[Records with drawing code]
________________
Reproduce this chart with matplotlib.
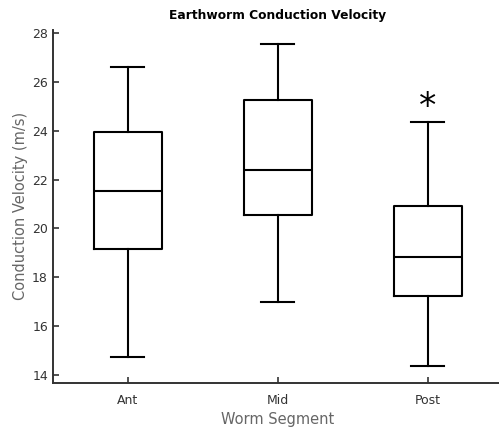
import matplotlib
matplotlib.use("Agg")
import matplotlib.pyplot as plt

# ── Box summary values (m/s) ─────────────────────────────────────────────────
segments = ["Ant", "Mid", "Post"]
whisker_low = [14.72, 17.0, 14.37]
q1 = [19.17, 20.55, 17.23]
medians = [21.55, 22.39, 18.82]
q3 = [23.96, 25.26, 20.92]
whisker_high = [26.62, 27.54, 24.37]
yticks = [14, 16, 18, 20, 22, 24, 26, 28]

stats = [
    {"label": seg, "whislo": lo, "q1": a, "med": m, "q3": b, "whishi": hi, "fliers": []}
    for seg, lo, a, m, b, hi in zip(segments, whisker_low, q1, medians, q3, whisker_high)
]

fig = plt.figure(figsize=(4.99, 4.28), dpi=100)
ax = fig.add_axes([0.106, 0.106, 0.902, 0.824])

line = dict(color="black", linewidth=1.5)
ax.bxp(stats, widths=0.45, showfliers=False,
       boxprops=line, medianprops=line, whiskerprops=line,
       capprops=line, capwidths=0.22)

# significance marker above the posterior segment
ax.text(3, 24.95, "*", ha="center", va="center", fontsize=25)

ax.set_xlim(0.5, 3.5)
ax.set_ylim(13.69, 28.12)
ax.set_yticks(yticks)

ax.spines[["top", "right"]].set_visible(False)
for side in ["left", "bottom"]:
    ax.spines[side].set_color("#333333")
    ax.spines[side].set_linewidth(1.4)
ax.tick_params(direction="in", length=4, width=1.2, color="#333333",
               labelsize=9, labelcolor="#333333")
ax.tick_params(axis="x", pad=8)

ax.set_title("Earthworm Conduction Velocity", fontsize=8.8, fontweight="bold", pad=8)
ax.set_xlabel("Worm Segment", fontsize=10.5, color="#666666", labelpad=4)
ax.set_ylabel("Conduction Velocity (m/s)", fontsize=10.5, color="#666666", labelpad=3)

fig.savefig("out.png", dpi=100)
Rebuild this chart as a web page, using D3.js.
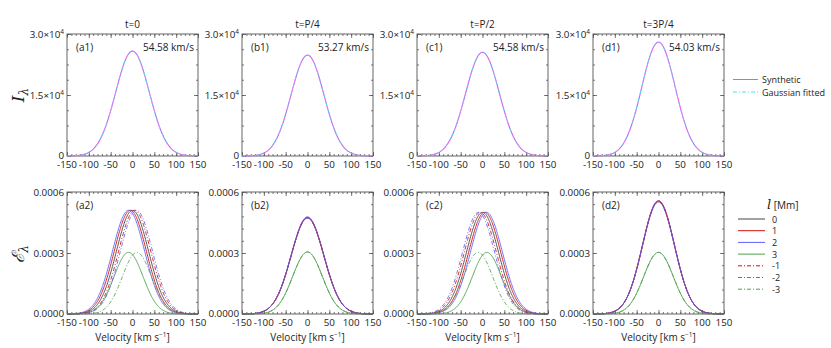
________________
The exercise: Only the lines from the start of the material through the line containing "yticks = [14, 16, 18, 20, 22, 24, 26, 28]" should be transcribed. Pictures stay out.

Response to the exercise:
Reproduce this chart with matplotlib.
import matplotlib
matplotlib.use("Agg")
import matplotlib.pyplot as plt

# ── Box summary values (m/s) ─────────────────────────────────────────────────
segments = ["Ant", "Mid", "Post"]
whisker_low = [14.72, 17.0, 14.37]
q1 = [19.17, 20.55, 17.23]
medians = [21.55, 22.39, 18.82]
q3 = [23.96, 25.26, 20.92]
whisker_high = [26.62, 27.54, 24.37]
yticks = [14, 16, 18, 20, 22, 24, 26, 28]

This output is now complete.